▶ [YOUR TASK]:
Retype nothing except the lines below from the one with "Recreate this image as a web page that uses D3.js." through the one with "0.0020, 0.0015, 0.0071];", exactly, with images left out.

__________________________________________________

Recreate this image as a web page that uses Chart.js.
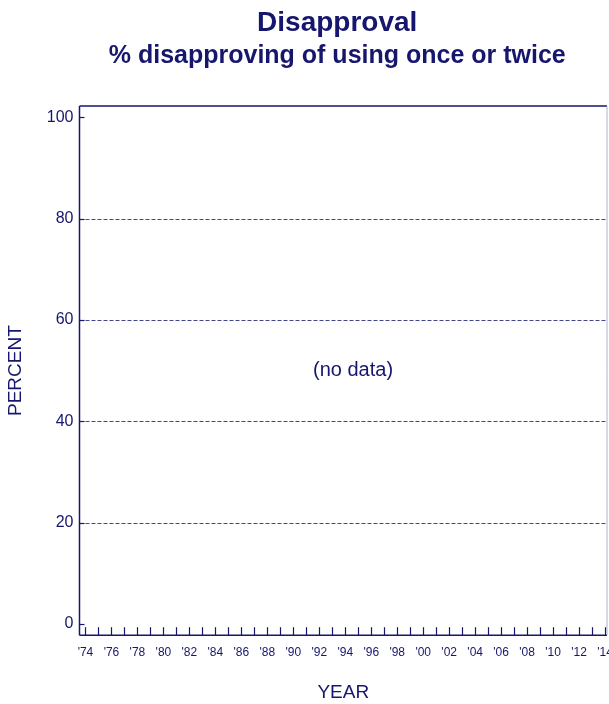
<!DOCTYPE html>
<html>
<head>
<meta charset="utf-8">
<script src="https://cdn.jsdelivr.net/npm/chart.js@4"></script>
<style>
  body { margin: 0; background: #fff; }
  #wrap { width: 609px; height: 704px; }
</style>
</head>
<body>
<div id="wrap"><canvas id="chart"></canvas></div>
<script>
const NAVY = "#16166e";
const FONT = "Arial, 'Liberation Sans', sans-serif";
const titleText = "Disapproval";
const subtitleText = "% disapproving of using once or twice";
const years = [];
for (let y = 1974; y <= 2014; y++) years.push(y);
const yearLabels = years.filter(y => y % 2 === 0);
const yTicks = [0, 20, 40, 60, 80, 100];
const gridValues = [20, 40, 60, 80];
const disapproval = []; // no data

const axisPlugin = {
  id: "axisPlugin",
  afterDraw(chart) {
    const { ctx, chartArea: a, scales } = chart;
    ctx.save();
    // titles centred over the plot area
    const cx = (a.left + a.right) / 2 - 6;
    ctx.fillStyle = NAVY;
    ctx.textAlign = "center";
    ctx.textBaseline = "middle";
    ctx.font = "bold 28px " + FONT;
    ctx.fillText(titleText, cx, 23);
    ctx.font = "bold 25px " + FONT;
    ctx.fillText(subtitleText, cx, 56);

    ctx.strokeStyle = NAVY;
    ctx.setLineDash([4, 2]);
    ctx.lineWidth = 0.8;
    for (const v of gridValues) {
      const py = Math.round(scales.y.getPixelForValue(v)) + 0.5;
      ctx.beginPath(); ctx.moveTo(a.left, py); ctx.lineTo(a.right, py); ctx.stroke();
    }
    ctx.setLineDash([]);
    ctx.lineWidth = 1.5;
    ctx.beginPath();
    ctx.moveTo(a.left, a.top); ctx.lineTo(a.left, a.bottom);
    ctx.moveTo(a.left, a.top); ctx.lineTo(a.right, a.top);
    ctx.moveTo(a.left, a.bottom); ctx.lineTo(a.right, a.bottom);
    ctx.stroke();
    ctx.strokeStyle = "#b0b0d0";
    ctx.lineWidth = 1;
    ctx.beginPath(); ctx.moveTo(a.right, a.top); ctx.lineTo(a.right, a.bottom); ctx.stroke();
    ctx.strokeStyle = NAVY;
    ctx.lineWidth = 1.2;
    for (const v of yTicks) {
      const py = Math.round(scales.y.getPixelForValue(v)) + 0.5;
      ctx.beginPath(); ctx.moveTo(a.left, py); ctx.lineTo(a.left + 5, py); ctx.stroke();
    }
    for (const yr of years) {
      const px = Math.round(scales.x.getPixelForValue(yr)) + 0.5;
      ctx.beginPath(); ctx.moveTo(px, a.bottom); ctx.lineTo(px, a.bottom - 8); ctx.stroke();
    }
    ctx.font = "12px " + FONT;
    for (const yr of yearLabels) {
      ctx.fillText("'" + String(yr).slice(2), scales.x.getPixelForValue(yr), a.bottom + 17);
    }
    if (disapproval.length === 0) {
      ctx.font = "20px " + FONT;
      ctx.fillText("(no data)", scales.x.getPixelForValue(1994.6), scales.y.getPixelForValue(50));
    }
    ctx.restore();
  }
};

new Chart(document.getElementById("chart"), {
  type: "scatter",
  data: {
    datasets: [{ data: disapproval.map((v, i) => ({ x: years[i], y: v })), borderColor: NAVY }]
  },
  options: {
    responsive: true,
    maintainAspectRatio: false,
    animation: false,
    layout: { padding: { left: 4, right: 2, top: 106, bottom: 0 } },
    plugins: {
      legend: { display: false },
      tooltip: { enabled: false },
      title: { display: false },
      subtitle: { display: false }
    },
    scales: {
      x: {
        type: "linear",
        min: 1973.54,
        max: 2014.15,
        grid: { display: false, drawTicks: false, tickLength: 0 },
        border: { display: false },
        ticks: { display: false },
        title: {
          display: true,
          text: "YEAR",
          color: NAVY,
          font: { family: FONT, size: 19 },
          padding: { top: 46, bottom: 0 }
        }
      },
      y: {
        min: -2.2,
        max: 102.2,
        grid: { display: false, drawTicks: false, tickLength: 0 },
        border: { display: false },
        afterBuildTicks: (s) => { s.ticks = yTicks.map(v => ({ value: v })); },
        ticks: {
          color: NAVY,
          font: { family: FONT, size: 16 },
          padding: 6
        },
        title: {
          display: true,
          text: "PERCENT",
          color: NAVY,
          font: { family: FONT, size: 19 },
          padding: { top: 0, bottom: 14 }
        }
      }
    }
  },
  plugins: [axisPlugin]
});
</script>
</body>
</html>
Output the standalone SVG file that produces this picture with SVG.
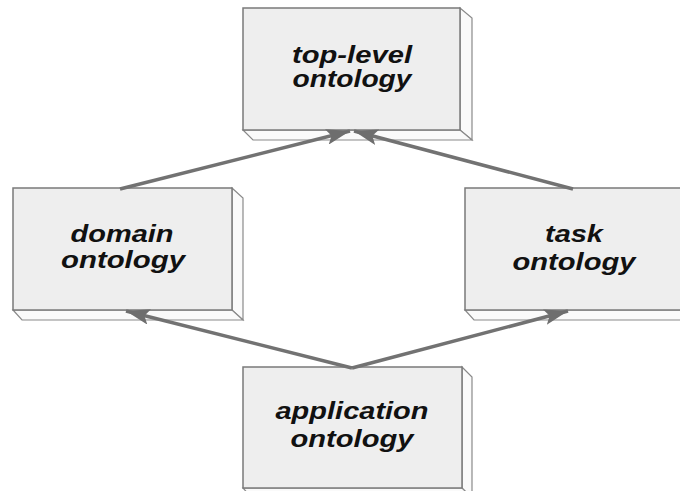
<svg xmlns="http://www.w3.org/2000/svg" width="680" height="491" viewBox="0 0 680 491">
<defs>
<style>
.front{fill:#eeeeee;stroke:#7a7a7a;stroke-width:1.5}
.side{fill:#fafafa;stroke:#8a8a8a;stroke-width:1.2}
.lbl{font-family:"Liberation Sans",Arial,sans-serif;font-size:23px;font-weight:bold;font-style:italic;fill:#111111;text-anchor:middle}
.conn{stroke:#727272;stroke-width:3.5;fill:none;marker-end:url(#ah)}
</style>
<marker id="ah" markerUnits="userSpaceOnUse" markerWidth="26" markerHeight="16" refX="24" refY="8" orient="auto">
<path d="M0,0 L24,8 L0,16 L5,8 z" fill="#6e6e6e"/>
</marker>
</defs>
<rect width="680" height="491" fill="#ffffff"/>
<g id="top-level">
<polygon class="side" points="460,8 472,18 472,140 460,130"/>
<polygon class="side" points="243,130 460,130 472,140 253,140"/>
<rect class="front" x="243" y="8" width="217" height="122"/>
<text class="lbl" x="352" y="63" textLength="120" lengthAdjust="spacingAndGlyphs">top-level</text>
<text class="lbl" x="352" y="87" textLength="119" lengthAdjust="spacingAndGlyphs">ontology</text>
</g>
<g id="domain">
<polygon class="side" points="232,188 243,198 243,320 232,310"/>
<polygon class="side" points="13,310 232,310 243,320 22,320"/>
<rect class="front" x="13" y="188" width="219" height="122"/>
<text class="lbl" x="122" y="242" textLength="103" lengthAdjust="spacingAndGlyphs">domain</text>
<text class="lbl" x="123" y="268" textLength="124" lengthAdjust="spacingAndGlyphs">ontology</text>
</g>
<g id="task">
<polygon class="side" points="682,188 693,198 693,320 682,310"/>
<polygon class="side" points="465,310 682,310 693,320 474,320"/>
<rect class="front" x="465" y="188" width="217" height="122"/>
<text class="lbl" x="574" y="242" textLength="58" lengthAdjust="spacingAndGlyphs">task</text>
<text class="lbl" x="574" y="270" textLength="123" lengthAdjust="spacingAndGlyphs">ontology</text>
</g>
<g id="application">
<polygon class="side" points="462,367 472,377 472,498 462,488"/>
<polygon class="side" points="243,488 462,488 472,498 252,498"/>
<rect class="front" x="243" y="367" width="219" height="121"/>
<text class="lbl" x="352" y="419" textLength="153" lengthAdjust="spacingAndGlyphs">application</text>
<text class="lbl" x="352" y="447" textLength="123" lengthAdjust="spacingAndGlyphs">ontology</text>
</g>
<g id="connectors">
<line class="conn" x1="120" y1="189" x2="350" y2="131"/>
<line class="conn" x1="573" y1="189" x2="354" y2="131"/>
<line class="conn" x1="352" y1="368" x2="126" y2="311"/>
<line class="conn" x1="352" y1="368" x2="568" y2="311"/>
</g>
</svg>
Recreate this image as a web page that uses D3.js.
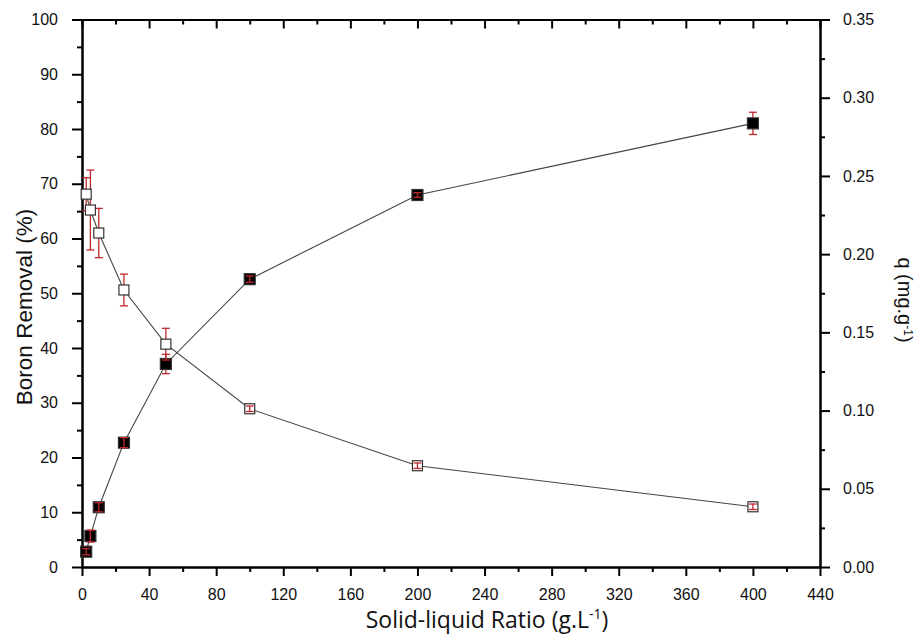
<!DOCTYPE html>
<html>
<head>
<meta charset="utf-8">
<script src="https://cdn.jsdelivr.net/npm/d3@7"></script>
<style>
  html, body { margin: 0; padding: 0; background: #fff; }
  svg { display: block; }
</style>
</head>
<body>
<svg id="chart" width="915" height="641"></svg>
<script>
// Solid-liquid ratio (g/L) used in each run
const ratio = [2.5, 5, 10, 25, 50, 100, 200, 400];

// Boron removal (%), left axis, with standard deviation
const removal    = [68.1, 65.2, 61.0, 50.6, 40.7, 28.9, 18.5, 11.0];
const removalErr = [3.0, 7.3, 4.5, 2.9, 2.9, 0.5, 0.5, 0.5];

// Adsorption capacity q (mg/g), right axis, with standard deviation
const qValues = [0.0098, 0.0198, 0.0382, 0.0795, 0.1298, 0.1840, 0.2378, 0.2836];
const qErr    = [0.0020, 0.0037, 0.0029, 0.0032, 0.0062, 0.0020, 0.0015, 0.0071];

// Tick values
const xTicks      = d3.range(0, 441, 40);
const xMinor      = d3.range(20, 440, 40);
const leftTicks   = d3.range(0, 101, 10);
const leftMinor   = d3.range(5, 100, 10);
const rightTicks  = d3.range(0, 0.351, 0.05);
const rightMinor  = d3.range(0.025, 0.35, 0.05);

const svg = d3.select("#chart");
const plot = { left: 82, right: 820, top: 19.5, bottom: 567 };

const x  = d3.scaleLinear().domain([0, 440]).range([plot.left, plot.right]);
const yL = d3.scaleLinear().domain([0, 100]).range([plot.bottom, plot.top]);
const yR = d3.scaleLinear().domain([0, 0.35]).range([plot.bottom, plot.top]);

const tickFont = "'Liberation Sans', Arial, sans-serif";

function styleAxis(g) {
  g.selectAll("path.domain").attr("stroke", "#000").attr("stroke-width", 2).attr("stroke-linecap", "square");
  g.selectAll(".tick line").attr("stroke", "#000").attr("stroke-width", 2);
  g.selectAll("text").attr("fill", "#111").style("font-family", tickFont).style("font-size", "16px");
}

// Minor ticks first so the axis lines sit over them
svg.append("g").attr("transform", `translate(0,${plot.bottom})`)
  .call(d3.axisBottom(x).tickValues(xMinor).tickSize(5).tickFormat("").tickSizeOuter(0)).call(styleAxis);
svg.append("g").attr("transform", `translate(0,${plot.top})`)
  .call(d3.axisBottom(x).tickValues(xMinor).tickSize(5).tickFormat("").tickSizeOuter(0)).call(styleAxis);
svg.append("g").attr("transform", `translate(${plot.left},0)`)
  .call(d3.axisLeft(yL).tickValues(leftMinor).tickSize(5).tickFormat("").tickSizeOuter(0)).call(styleAxis);
svg.append("g").attr("transform", `translate(${plot.right},0)`)
  .call(d3.axisRight(yR).tickValues(rightMinor).tickSize(5).tickFormat("").tickSizeOuter(0)).call(styleAxis);

// Bottom axis
svg.append("g").attr("transform", `translate(0,${plot.bottom})`)
  .call(d3.axisBottom(x).tickValues(xTicks).tickSize(9).tickPadding(12.5).tickSizeOuter(0))
  .call(styleAxis);

// Top frame with inward ticks, no labels
svg.append("g").attr("transform", `translate(0,${plot.top})`)
  .call(d3.axisBottom(x).tickValues(xTicks).tickSize(9).tickFormat("").tickSizeOuter(0))
  .call(styleAxis);

// Left axis: boron removal
svg.append("g").attr("transform", `translate(${plot.left},0)`)
  .call(d3.axisLeft(yL).tickValues(leftTicks).tickSize(10).tickPadding(14).tickSizeOuter(0))
  .call(styleAxis);

// Right axis: q
svg.append("g").attr("transform", `translate(${plot.right},0)`)
  .call(d3.axisRight(yR).tickValues(rightTicks).tickSize(10).tickPadding(13)
        .tickFormat(d3.format(".2f")).tickSizeOuter(0))
  .call(styleAxis);

// Axis titles
svg.append("text")
  .attr("transform", "translate(32,307) rotate(-90)")
  .attr("text-anchor", "middle")
  .style("font-family", tickFont).style("font-size", "22.5px").attr("fill", "#111")
  .text("Boron Removal (%)");

const rTitle = svg.append("text")
  .attr("transform", "translate(898,300) rotate(90)")
  .attr("text-anchor", "middle")
  .style("font-family", tickFont).style("font-size", "20px").attr("fill", "#111");
rTitle.append("tspan").text("q  (mg.g");
rTitle.append("tspan").attr("dy", "-6").style("font-size", "12px").text("-1");
rTitle.append("tspan").attr("dy", "6").text(")");

const bTitle = svg.append("text")
  .attr("x", 487).attr("y", 628)
  .attr("text-anchor", "middle")
  .style("font-family", "'Open Sans', Lato, sans-serif").style("font-size", "23px").attr("fill", "#111");
bTitle.append("tspan").text("Solid-liquid Ratio (g.L");
bTitle.append("tspan").attr("dy", "-9").style("font-size", "14px").text("-1");
bTitle.append("tspan").attr("dy", "9").text(")");

// Series definitions
const errColor = "#c0282d";
const series = [
  { name: "q", y: yR, vals: qValues, errs: qErr, fill: "#000", size: 11 },
  { name: "removal", y: yL, vals: removal, errs: removalErr, fill: "#fff", size: 10 }
];

const line = (s) => d3.line().x((d, i) => x(ratio[i])).y(d => s.y(d))(s.vals);

// Connecting lines
series.forEach(s => {
  svg.append("path").attr("d", line(s))
    .attr("fill", "none").attr("stroke", "#444").attr("stroke-width", 1.1);
});

function drawErrors(g, s, filter) {
  const capW = 8;
  const rows = s.vals.map((v, i) => ({ cx: x(ratio[i]), top: s.y(v + s.errs[i]), bot: s.y(v - s.errs[i]), mid: s.y(v) }))
    .filter(filter);
  const e = g.selectAll("g.err").data(rows).enter().append("g")
    .attr("stroke", errColor).attr("stroke-width", 1.3).attr("fill", "none");
  e.append("line").attr("x1", d => d.cx).attr("x2", d => d.cx).attr("y1", d => d.top).attr("y2", d => d.bot);
  e.append("line").attr("x1", d => d.cx - capW / 2).attr("x2", d => d.cx + capW / 2).attr("y1", d => d.top).attr("y2", d => d.top);
  e.append("line").attr("x1", d => d.cx - capW / 2).attr("x2", d => d.cx + capW / 2).attr("y1", d => d.bot).attr("y2", d => d.bot);
}

// Each series: error bars, then square markers; short bars that would be hidden
// inside a marker are drawn over it
const overlay = [];
series.forEach(s => {
  const g = svg.append("g");
  const half = s.size / 2;
  drawErrors(g, s, d => true);
  g.selectAll("rect").data(s.vals).enter().append("rect")
    .attr("x", (d, i) => x(ratio[i]) - half)
    .attr("y", d => s.y(d) - half)
    .attr("width", s.size).attr("height", s.size)
    .attr("fill", s.fill).attr("stroke", "#333").attr("stroke-width", 1.2);
  overlay.push({ s, half });
});
overlay.forEach(({ s, half }) => {
  drawErrors(svg.append("g"), s, d => (d.bot - d.mid) <= half + 0.5);
});
</script>
</body>
</html>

__________________________________________________

▶ [EXERCISE OUTPUT]:
Recreate this image as a web page that uses D3.js.
<!DOCTYPE html>
<html>
<head>
<meta charset="utf-8">
<script src="https://cdn.jsdelivr.net/npm/d3@7"></script>
<style>
  html, body { margin: 0; padding: 0; background: #fff; }
  svg { display: block; }
</style>
</head>
<body>
<svg id="chart" width="915" height="641"></svg>
<script>
// Solid-liquid ratio (g/L) used in each run
const ratio = [2.5, 5, 10, 25, 50, 100, 200, 400];

// Boron removal (%), left axis, with standard deviation
const removal    = [68.1, 65.2, 61.0, 50.6, 40.7, 28.9, 18.5, 11.0];
const removalErr = [3.0, 7.3, 4.5, 2.9, 2.9, 0.5, 0.5, 0.5];

// Adsorption capacity q (mg/g), right axis, with standard deviation
const qValues = [0.0098, 0.0198, 0.0382, 0.0795, 0.1298, 0.1840, 0.2378, 0.2836];
const qErr    = [0.0020, 0.0037, 0.0029, 0.0032, 0.0062, 0.0020, 0.0015, 0.0071];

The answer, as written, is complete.